Apollo 9 went down in history for being the first crewed Lunar Module mission. It was the third manned spaceflight in history but was the first ever mission to test the capabilities of the Lunar Module (LM). On 3rd March 1969, Apollo 9 was launched from Cape Kennedy. Commander James McDivitt, a Command Module Pilot of NASA, led this mission. It is not referred to often owing to the fact it was only a test mission instead of an ‘exciting space travel’ that would attract global attention. Although it is not given its due credit, the Apollo 9 mission played a key role for future missions to the Moon.

This mission proved that the Lunar Module was more than capable of managing the necessary maneuvers. The module docked and undocked several times and even performed a simulated crew rescue scenario. Two telecasts were made to Earth from Apollo 9. The first, on 5th March, lasted for almost seven minutes. The second telecast on the next day lasted about 13 minutes, and only showed interior views of the Lunar Module. This was the first Apollo mission in which astronauts were allowed to name the modules. The Command Module was called ‘Gumdrop’ owing to its shape.
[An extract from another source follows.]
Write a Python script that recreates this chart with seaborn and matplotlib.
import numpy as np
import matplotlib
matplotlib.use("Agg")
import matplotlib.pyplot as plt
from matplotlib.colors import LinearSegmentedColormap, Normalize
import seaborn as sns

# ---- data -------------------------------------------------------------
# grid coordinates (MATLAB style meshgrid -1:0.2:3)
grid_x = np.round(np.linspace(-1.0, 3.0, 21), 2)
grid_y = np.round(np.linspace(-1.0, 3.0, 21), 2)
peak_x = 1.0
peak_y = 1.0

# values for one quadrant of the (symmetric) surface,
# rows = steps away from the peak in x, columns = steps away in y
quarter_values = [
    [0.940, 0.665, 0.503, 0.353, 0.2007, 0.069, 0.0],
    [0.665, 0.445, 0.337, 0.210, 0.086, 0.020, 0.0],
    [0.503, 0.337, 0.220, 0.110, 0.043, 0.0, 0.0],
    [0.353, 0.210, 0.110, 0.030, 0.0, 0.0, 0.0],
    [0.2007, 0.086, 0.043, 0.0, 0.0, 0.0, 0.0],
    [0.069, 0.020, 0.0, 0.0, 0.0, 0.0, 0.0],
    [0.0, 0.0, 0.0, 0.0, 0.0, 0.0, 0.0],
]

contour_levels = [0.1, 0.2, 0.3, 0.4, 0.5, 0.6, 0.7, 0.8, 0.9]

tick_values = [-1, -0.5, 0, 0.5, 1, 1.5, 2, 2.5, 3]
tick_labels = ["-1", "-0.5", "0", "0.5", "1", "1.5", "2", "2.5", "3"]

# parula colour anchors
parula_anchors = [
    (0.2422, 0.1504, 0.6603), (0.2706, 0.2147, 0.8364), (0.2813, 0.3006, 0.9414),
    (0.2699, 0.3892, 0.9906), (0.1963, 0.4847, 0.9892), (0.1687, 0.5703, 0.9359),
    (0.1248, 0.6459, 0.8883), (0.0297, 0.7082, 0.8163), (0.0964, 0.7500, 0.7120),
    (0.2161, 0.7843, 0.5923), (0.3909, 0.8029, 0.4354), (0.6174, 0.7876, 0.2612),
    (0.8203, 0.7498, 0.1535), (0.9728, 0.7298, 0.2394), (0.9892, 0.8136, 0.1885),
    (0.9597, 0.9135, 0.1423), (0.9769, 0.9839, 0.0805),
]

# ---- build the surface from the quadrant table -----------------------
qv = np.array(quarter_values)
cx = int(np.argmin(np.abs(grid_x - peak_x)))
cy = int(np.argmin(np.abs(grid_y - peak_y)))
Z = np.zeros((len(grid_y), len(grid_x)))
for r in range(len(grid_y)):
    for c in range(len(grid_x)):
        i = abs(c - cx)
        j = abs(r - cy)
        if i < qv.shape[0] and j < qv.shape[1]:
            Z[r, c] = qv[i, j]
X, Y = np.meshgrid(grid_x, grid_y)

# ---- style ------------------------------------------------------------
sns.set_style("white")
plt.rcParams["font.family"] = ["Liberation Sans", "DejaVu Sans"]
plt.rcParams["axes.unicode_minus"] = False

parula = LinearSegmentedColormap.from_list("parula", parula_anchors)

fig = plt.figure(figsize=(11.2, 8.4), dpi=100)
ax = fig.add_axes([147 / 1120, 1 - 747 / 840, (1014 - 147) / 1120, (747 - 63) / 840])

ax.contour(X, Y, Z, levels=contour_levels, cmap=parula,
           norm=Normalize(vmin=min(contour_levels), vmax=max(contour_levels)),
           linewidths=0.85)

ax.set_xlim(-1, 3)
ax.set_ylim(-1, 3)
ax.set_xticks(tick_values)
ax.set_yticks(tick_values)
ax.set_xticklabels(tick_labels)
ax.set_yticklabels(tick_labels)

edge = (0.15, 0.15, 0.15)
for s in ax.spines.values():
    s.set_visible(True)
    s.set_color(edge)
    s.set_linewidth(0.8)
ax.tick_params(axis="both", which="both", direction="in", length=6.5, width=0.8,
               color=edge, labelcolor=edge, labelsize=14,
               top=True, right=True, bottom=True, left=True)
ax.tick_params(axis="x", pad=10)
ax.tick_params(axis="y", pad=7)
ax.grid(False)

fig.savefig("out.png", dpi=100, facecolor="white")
NASA wanted to see if it was possible for astronauts to travel between modules while the spacecraft was in orbit but the spacewalk was canceled as the astronaut, Russell Schweickart, felt nauseated. As a result, the crew decided to start testing the engines of the module while Schweickart was recovering. When the spacewalk eventually took place, Schweickart got tired pretty soon so the crew called it off. The most awaited part of the mission took place on the 5th day. The module was undocked to test its independent flying capabilities and as anticipated, it passed with flying colors.

The Lunar Module dubbed the ‘Spider’ due to its gangly appearance, flew more than 100 miles only to be a speck of light in the distance. Following this, a ‘take-off’ was simulated and the ascent engines worked like a charm. Lastly, the module docked with the Command Module again. The journey ended on 13th March when the module splashed down in the Atlantic after completing its mission. The return to Earth was slightly delayed due to unsuitable weather conditions in the landing area. Consequently, the spacecraft performed an additional round before returning.

This mission is often not recognized enough for the important role it played to make future space travels more reliable than ever. This is partly due to the mission not being that prominent after the Moon landings. It is apparent that the public would have got excited about a spacecraft landing on a foreign body instead of some engineering tests carried out in orbit but credit should be given where it is due. The 50th anniversary of Apollo 9 mission will be celebrated on 19th March 2019 and the Command Module is set on display in the San Diego Air and Space Museum. The ‘Spider’ cannot be displayed because it was supposed to burn up upon re-entering the atmosphere, which it did.

This mission signified that in-orbit crew transfer was more than possible. Apollo 9 is also known for the first ever spacewalk done in history. It was through this spacewalk that the astronauts in Apollo 9 demonstrated the possibility of safely crossing from the Lunar Module towards the Command Service Module and it was an incredible act that can be carried out during emergencies, should the need arise. NASA recently switched its focus back to the spaceflights after years of studying ‘earthly sciences’ and plans on going to the Moon first and eventually to Mars.

Another lesser-known discovery from the mission was that the visual acuity of the human eye is increased in space. There was a report published about this phenomenon however, it was only confirmed during the Apollo 9 journey. Quite interestingly, the astronauts were able to spot a Pegasus II from up to 1000 miles away. Human reactions to space and weightlessness were tested in more than 150 orbits. While the Apollo 9 mission isn’t as glorified as the other Apollo missions, it certainly echoes in the ‘Astronaut world’ as being of major importance and a worthy addition to the history of spaceflights.